INSTRUCTION. Starting at the first line of the entries, extract each line up to and including the one that contains "var SQUEEZE = 0.66;", but leave out the pictures.

====== DATASET RECORDS

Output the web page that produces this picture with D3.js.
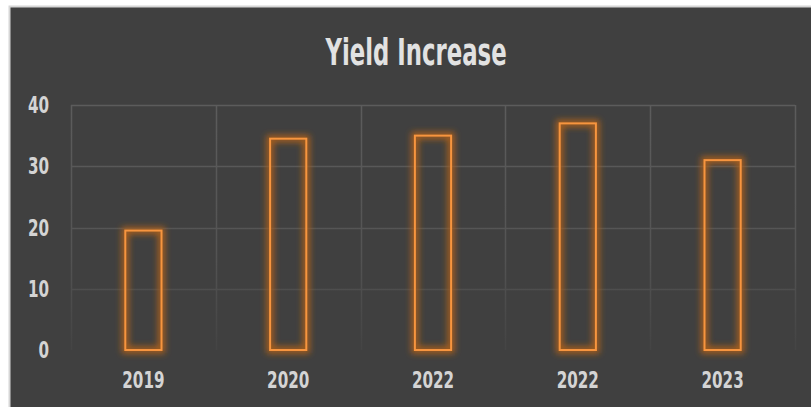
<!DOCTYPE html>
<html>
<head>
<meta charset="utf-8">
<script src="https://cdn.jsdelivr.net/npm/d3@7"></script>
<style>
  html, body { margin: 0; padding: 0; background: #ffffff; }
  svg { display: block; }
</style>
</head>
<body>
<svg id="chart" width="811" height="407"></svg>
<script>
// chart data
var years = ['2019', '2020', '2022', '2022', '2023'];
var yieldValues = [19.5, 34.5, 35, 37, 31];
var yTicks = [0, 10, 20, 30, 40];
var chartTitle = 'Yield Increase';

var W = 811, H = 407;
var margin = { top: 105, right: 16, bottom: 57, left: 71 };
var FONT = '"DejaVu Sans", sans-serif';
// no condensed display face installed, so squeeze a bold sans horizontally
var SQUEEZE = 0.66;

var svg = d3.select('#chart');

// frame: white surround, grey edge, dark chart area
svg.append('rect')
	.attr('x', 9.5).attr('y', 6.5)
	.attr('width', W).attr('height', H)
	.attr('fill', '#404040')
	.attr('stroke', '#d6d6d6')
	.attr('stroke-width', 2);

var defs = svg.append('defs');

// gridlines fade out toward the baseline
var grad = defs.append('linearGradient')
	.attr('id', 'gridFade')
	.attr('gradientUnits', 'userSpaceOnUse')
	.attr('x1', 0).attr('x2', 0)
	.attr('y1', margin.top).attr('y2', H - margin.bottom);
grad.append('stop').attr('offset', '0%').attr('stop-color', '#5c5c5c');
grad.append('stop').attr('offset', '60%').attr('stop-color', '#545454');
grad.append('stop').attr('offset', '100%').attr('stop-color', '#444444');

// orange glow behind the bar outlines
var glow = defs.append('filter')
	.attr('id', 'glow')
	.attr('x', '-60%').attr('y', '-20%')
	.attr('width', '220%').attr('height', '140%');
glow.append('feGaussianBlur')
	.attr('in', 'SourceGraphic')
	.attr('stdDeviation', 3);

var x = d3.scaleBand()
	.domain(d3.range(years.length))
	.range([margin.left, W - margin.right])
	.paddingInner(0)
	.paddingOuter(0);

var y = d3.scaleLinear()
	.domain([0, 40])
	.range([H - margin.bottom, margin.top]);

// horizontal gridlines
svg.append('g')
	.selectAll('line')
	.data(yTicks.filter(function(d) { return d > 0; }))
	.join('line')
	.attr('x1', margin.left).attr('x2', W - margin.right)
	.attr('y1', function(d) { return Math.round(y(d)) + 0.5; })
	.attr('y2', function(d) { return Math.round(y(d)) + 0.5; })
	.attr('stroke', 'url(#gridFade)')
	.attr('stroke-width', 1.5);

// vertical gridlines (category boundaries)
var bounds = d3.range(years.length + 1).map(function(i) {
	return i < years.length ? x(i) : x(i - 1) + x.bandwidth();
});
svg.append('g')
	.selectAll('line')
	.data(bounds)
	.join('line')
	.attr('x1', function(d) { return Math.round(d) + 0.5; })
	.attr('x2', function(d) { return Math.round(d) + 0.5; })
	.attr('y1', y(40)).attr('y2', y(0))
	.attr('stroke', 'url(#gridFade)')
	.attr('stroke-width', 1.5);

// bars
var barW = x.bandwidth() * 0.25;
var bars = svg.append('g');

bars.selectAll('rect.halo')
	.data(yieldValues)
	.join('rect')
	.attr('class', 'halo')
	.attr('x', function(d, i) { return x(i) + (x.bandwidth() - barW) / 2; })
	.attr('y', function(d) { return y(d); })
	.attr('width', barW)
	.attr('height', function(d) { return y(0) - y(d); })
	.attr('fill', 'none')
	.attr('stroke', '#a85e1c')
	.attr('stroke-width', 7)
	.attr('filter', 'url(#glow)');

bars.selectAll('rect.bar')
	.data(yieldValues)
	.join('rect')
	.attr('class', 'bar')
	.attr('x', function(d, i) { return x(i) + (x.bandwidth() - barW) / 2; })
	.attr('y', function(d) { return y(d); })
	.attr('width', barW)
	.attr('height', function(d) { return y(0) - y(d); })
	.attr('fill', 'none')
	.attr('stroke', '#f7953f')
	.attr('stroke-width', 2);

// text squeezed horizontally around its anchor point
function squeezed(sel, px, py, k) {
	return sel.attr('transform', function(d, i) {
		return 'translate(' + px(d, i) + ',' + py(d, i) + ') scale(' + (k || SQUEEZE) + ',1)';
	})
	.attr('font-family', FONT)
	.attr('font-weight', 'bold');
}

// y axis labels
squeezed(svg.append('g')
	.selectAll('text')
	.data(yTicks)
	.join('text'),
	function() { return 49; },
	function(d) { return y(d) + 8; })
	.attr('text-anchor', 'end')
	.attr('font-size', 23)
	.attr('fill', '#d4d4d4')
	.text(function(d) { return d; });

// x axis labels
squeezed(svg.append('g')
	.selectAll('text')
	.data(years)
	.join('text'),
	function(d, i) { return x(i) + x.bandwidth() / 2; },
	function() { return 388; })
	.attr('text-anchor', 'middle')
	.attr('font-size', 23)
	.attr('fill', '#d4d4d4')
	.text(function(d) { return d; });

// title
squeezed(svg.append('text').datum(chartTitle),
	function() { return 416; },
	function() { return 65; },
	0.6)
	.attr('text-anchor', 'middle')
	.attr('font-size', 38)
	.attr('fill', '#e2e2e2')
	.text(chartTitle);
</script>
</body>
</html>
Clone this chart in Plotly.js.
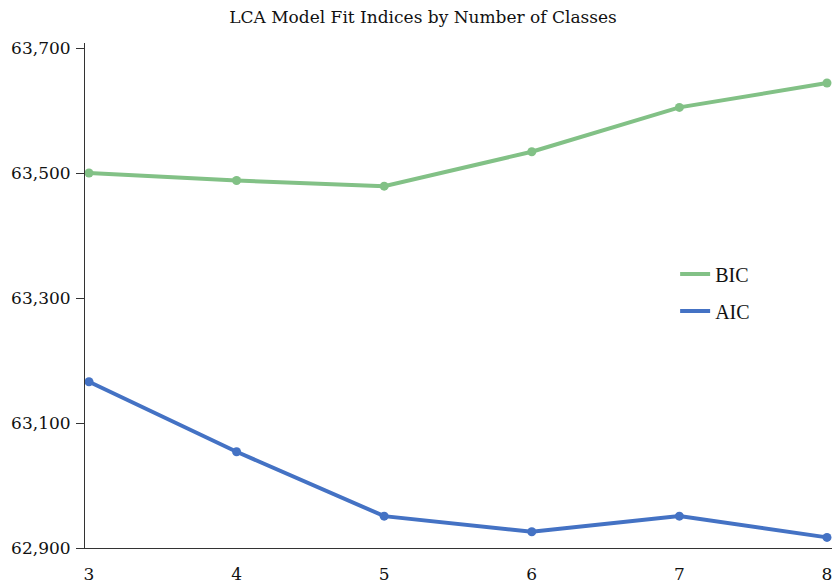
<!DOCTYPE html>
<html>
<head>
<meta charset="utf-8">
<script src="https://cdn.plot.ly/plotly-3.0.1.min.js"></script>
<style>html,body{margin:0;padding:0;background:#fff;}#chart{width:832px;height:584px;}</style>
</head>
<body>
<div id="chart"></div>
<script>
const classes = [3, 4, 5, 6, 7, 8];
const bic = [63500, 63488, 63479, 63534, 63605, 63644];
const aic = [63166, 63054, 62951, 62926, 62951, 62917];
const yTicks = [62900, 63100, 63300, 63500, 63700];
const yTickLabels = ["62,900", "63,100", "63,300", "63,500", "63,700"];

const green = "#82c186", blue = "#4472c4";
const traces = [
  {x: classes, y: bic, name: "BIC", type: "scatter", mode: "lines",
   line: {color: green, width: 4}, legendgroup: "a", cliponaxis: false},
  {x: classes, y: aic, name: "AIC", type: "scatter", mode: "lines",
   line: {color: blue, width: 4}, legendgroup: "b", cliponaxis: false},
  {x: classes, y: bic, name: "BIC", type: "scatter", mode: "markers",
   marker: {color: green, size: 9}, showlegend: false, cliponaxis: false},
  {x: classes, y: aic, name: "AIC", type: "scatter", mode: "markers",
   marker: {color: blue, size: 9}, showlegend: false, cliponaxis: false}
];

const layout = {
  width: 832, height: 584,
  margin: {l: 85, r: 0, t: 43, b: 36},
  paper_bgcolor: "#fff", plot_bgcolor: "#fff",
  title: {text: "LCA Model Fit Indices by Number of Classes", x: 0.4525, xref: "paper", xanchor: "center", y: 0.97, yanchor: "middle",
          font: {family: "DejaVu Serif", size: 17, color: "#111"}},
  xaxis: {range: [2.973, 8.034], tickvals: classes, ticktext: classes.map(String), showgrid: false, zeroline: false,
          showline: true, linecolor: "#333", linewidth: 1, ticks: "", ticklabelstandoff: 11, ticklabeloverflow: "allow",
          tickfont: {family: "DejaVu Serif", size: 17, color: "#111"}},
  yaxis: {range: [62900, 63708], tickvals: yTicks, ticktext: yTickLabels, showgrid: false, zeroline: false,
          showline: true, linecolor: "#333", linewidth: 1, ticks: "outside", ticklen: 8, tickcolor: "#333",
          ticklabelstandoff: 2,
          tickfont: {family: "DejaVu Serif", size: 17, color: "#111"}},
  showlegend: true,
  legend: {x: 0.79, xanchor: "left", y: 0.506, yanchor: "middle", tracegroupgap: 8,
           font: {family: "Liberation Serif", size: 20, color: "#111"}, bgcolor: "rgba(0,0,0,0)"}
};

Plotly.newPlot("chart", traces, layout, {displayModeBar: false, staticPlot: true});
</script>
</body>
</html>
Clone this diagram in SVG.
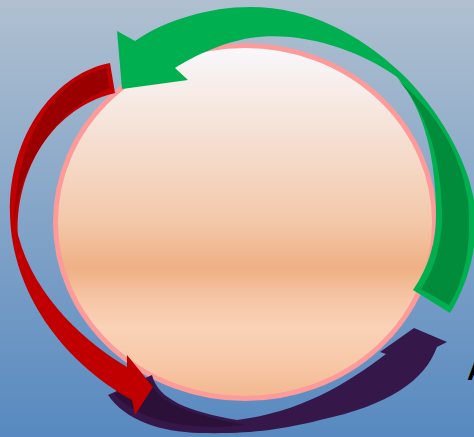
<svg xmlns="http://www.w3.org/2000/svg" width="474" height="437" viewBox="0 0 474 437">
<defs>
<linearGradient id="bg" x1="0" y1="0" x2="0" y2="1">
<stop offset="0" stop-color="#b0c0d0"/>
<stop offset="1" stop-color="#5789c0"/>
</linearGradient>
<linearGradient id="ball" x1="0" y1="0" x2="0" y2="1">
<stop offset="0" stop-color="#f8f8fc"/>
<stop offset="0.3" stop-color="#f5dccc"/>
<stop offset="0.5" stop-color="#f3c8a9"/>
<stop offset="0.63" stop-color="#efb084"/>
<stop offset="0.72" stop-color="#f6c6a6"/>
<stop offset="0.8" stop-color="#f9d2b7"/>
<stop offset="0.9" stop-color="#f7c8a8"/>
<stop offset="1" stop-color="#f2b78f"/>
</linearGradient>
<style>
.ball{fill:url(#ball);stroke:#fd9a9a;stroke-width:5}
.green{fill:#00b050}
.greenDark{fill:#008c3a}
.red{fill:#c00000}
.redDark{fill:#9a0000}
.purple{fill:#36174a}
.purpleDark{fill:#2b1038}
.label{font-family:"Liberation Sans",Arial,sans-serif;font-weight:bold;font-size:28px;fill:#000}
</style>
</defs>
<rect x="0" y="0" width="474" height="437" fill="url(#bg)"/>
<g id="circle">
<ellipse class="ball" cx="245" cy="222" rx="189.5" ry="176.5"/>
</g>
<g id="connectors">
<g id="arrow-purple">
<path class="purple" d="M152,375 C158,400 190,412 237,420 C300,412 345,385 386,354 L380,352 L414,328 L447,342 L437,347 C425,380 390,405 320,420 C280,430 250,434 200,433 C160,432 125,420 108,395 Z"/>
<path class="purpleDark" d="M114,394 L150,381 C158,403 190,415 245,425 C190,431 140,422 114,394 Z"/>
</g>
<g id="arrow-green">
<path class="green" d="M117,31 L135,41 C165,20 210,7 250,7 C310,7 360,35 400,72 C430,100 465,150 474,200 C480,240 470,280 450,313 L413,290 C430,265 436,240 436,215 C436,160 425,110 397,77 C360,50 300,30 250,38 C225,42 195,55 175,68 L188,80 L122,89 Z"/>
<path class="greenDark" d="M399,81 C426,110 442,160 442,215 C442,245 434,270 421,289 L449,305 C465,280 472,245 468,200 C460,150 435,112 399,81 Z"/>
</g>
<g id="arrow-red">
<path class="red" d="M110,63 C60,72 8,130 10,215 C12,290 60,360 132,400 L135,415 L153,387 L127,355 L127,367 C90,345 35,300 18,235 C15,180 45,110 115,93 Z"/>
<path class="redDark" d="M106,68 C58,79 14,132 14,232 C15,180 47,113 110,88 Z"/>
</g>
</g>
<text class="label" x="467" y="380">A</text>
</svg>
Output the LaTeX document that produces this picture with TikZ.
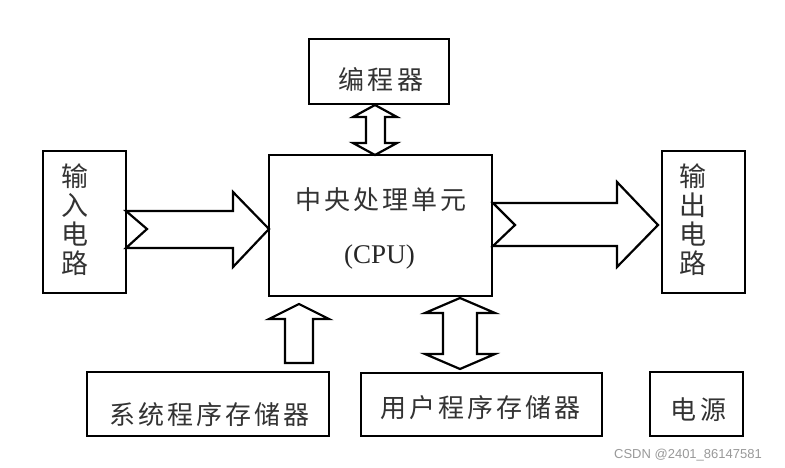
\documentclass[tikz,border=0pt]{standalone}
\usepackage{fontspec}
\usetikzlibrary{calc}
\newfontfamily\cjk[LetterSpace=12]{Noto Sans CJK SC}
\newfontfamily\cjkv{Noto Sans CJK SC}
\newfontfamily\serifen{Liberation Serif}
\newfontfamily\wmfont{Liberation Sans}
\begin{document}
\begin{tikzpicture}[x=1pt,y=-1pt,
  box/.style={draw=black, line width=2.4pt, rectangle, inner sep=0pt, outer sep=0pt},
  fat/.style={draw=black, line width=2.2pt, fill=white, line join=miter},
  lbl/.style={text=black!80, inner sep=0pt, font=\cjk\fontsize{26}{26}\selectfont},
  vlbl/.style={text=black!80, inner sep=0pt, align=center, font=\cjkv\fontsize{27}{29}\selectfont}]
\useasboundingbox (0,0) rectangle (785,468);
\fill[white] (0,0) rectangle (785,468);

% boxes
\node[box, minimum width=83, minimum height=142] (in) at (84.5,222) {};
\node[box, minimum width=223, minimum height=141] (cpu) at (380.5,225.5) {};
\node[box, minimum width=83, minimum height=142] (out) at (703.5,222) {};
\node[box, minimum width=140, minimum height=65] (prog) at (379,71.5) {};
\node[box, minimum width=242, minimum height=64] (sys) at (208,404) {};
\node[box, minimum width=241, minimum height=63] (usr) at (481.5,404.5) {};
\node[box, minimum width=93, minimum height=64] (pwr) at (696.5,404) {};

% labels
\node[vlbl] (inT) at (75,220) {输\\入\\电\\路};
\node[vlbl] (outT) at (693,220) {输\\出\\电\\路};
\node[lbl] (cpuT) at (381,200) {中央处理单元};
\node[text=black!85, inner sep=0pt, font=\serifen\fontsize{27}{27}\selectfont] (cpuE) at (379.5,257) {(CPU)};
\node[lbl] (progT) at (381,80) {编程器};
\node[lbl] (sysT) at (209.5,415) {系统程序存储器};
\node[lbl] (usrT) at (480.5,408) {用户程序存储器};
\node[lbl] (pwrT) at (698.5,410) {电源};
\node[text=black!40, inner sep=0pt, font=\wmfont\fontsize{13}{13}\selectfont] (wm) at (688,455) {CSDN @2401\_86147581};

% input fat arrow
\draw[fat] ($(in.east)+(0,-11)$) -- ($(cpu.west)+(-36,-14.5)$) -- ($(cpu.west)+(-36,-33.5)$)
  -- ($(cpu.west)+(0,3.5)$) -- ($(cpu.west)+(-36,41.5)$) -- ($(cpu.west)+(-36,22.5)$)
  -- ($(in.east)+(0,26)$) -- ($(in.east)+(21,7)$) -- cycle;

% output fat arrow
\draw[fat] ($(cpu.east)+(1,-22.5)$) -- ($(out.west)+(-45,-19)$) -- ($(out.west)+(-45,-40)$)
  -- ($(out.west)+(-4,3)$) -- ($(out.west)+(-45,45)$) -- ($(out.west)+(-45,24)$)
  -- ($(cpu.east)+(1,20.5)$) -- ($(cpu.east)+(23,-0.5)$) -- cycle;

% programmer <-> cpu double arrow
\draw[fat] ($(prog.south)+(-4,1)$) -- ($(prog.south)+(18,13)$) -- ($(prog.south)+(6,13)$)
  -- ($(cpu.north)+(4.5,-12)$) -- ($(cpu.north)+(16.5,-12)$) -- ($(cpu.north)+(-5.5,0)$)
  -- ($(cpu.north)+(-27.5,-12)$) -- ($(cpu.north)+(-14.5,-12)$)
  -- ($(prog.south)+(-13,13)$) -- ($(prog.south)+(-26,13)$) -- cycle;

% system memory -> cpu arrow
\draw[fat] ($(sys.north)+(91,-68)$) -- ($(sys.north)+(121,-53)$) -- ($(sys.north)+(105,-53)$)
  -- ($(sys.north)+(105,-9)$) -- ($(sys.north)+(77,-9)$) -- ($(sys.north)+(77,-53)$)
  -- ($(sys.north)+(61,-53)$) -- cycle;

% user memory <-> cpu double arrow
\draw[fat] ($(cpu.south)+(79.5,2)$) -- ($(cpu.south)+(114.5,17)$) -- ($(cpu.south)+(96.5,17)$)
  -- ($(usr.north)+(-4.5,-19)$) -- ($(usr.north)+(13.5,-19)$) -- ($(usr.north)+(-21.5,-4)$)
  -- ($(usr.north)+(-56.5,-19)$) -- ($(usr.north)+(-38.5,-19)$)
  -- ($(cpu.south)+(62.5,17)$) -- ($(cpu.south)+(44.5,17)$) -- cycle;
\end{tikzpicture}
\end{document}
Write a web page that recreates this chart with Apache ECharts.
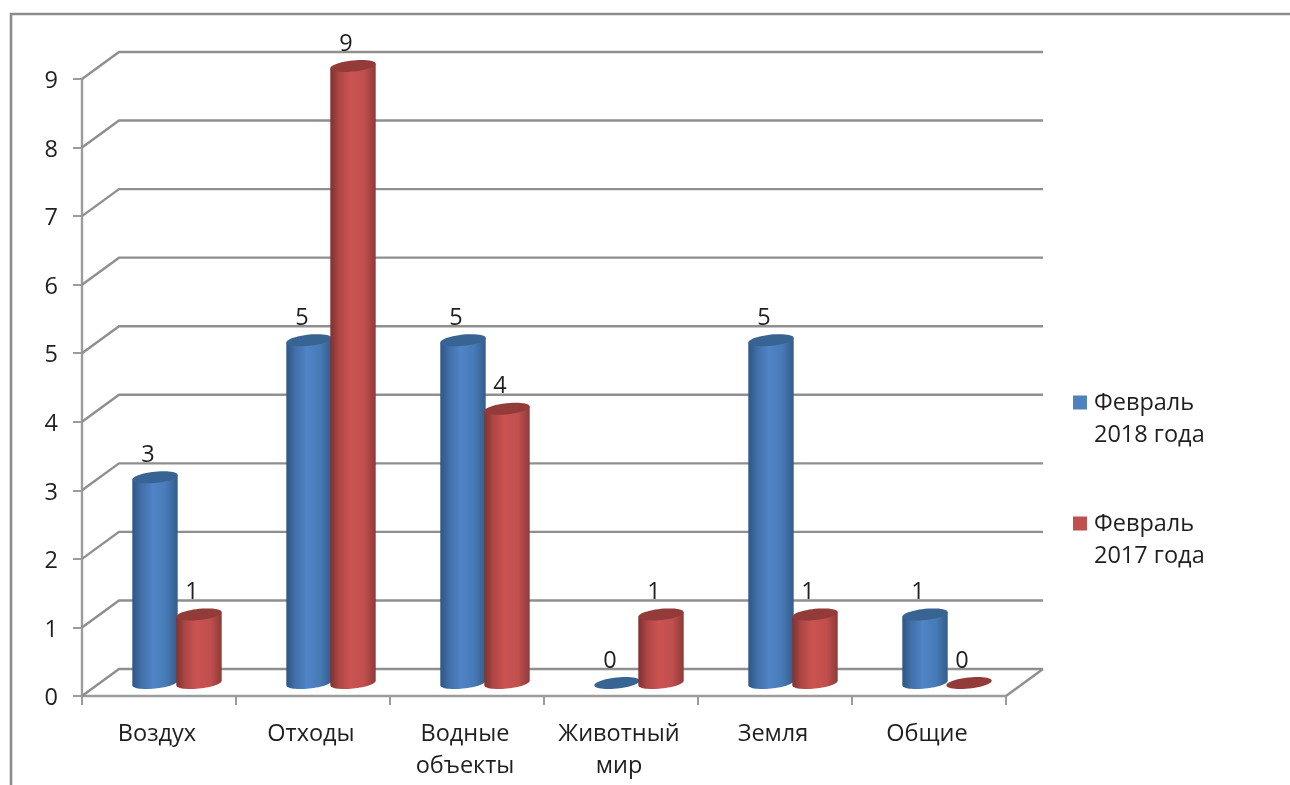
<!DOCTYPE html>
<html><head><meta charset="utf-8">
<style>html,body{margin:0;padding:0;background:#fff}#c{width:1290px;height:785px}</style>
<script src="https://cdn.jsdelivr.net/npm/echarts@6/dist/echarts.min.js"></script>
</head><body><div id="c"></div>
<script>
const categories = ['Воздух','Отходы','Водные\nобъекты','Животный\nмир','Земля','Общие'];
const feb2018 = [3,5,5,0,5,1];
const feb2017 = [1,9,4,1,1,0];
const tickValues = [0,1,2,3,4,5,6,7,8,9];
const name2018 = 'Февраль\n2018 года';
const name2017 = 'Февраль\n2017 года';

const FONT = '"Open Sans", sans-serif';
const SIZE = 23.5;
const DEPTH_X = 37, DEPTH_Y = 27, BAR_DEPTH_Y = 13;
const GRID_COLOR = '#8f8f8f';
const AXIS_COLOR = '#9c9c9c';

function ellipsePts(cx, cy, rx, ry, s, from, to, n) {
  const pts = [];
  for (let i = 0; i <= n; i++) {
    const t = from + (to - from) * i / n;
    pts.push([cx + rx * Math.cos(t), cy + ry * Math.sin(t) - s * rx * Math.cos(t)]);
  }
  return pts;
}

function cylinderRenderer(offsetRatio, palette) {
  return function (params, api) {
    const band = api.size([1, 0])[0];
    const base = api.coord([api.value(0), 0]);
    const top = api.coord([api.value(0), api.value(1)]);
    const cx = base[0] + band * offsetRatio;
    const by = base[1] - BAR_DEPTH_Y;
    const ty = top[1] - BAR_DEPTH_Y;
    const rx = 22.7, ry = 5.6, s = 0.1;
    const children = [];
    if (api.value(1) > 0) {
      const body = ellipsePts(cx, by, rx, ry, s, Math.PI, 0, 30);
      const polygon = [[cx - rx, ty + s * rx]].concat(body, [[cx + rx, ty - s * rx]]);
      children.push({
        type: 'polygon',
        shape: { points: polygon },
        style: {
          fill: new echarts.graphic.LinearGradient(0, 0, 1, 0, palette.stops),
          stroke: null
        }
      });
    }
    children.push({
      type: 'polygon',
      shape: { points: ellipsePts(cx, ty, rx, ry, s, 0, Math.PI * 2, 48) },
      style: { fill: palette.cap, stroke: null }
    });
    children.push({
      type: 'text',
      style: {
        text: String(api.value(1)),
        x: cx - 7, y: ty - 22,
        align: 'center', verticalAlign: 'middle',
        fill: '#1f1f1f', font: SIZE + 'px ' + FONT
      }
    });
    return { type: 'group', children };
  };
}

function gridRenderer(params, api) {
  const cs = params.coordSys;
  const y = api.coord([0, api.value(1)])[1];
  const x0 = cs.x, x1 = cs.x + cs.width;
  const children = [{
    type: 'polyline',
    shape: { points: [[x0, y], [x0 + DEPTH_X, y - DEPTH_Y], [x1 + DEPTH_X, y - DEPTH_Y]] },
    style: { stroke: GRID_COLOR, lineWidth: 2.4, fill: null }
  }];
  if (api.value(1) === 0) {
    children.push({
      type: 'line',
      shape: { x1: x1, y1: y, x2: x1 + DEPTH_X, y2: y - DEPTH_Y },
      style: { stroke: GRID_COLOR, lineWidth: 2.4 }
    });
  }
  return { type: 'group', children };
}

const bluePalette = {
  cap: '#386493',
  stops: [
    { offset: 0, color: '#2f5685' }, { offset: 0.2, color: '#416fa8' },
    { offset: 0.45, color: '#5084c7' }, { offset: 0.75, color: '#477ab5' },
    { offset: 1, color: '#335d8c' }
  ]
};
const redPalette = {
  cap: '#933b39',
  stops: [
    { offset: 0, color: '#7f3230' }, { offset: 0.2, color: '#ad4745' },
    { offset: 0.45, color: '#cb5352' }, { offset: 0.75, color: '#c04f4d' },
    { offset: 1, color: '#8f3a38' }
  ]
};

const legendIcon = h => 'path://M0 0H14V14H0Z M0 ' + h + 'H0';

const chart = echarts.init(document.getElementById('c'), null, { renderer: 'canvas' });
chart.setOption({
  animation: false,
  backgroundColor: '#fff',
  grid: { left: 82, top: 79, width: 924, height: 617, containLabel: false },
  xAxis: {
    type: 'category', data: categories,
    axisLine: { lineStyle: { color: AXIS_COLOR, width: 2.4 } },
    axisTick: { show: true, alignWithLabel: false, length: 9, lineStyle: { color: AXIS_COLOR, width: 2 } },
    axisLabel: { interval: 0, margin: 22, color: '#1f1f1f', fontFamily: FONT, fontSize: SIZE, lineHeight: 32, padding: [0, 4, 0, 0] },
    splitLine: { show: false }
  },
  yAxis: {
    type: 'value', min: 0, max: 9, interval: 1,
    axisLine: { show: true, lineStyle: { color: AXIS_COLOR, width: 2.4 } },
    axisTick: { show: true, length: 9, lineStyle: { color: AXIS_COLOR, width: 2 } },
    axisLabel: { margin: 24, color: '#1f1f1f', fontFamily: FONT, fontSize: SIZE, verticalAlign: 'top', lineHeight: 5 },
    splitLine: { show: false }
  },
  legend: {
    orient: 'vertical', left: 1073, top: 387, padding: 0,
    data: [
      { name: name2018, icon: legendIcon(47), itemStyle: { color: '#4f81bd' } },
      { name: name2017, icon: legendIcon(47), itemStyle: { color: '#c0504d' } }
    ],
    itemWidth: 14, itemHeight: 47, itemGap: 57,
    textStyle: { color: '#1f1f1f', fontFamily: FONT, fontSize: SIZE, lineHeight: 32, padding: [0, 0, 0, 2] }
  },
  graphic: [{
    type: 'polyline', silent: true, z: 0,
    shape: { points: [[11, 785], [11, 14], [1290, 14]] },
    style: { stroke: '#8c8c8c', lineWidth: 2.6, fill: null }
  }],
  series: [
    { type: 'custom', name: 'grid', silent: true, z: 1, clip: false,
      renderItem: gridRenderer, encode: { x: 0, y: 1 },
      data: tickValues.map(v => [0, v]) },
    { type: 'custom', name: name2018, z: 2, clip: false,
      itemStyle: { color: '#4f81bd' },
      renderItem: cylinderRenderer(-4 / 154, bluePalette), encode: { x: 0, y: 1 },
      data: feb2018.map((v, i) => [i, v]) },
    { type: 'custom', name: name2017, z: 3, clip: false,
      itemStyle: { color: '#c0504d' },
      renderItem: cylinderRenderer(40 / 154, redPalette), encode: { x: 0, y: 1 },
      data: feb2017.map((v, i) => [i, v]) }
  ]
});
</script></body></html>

============

WRITTEN REPLY.
Output the web page that produces this picture with D3.js.
<!DOCTYPE html>
<html>
<head>
<meta charset="utf-8">
<script src="https://cdn.jsdelivr.net/npm/d3@7"></script>
<style>
  html, body { margin: 0; padding: 0; background: #ffffff; }
  svg { display: block; }
</style>
</head>
<body>
<svg id="chart" width="811" height="407"></svg>
<script>
// chart data
var years = ['2019', '2020', '2022', '2022', '2023'];
var yieldValues = [19.5, 34.5, 35, 37, 31];
var yTicks = [0, 10, 20, 30, 40];
var chartTitle = 'Yield Increase';

var W = 811, H = 407;
var margin = { top: 105, right: 16, bottom: 57, left: 71 };
var FONT = '"DejaVu Sans", sans-serif';
// no condensed display face installed, so squeeze a bold sans horizontally
var SQUEEZE = 0.66;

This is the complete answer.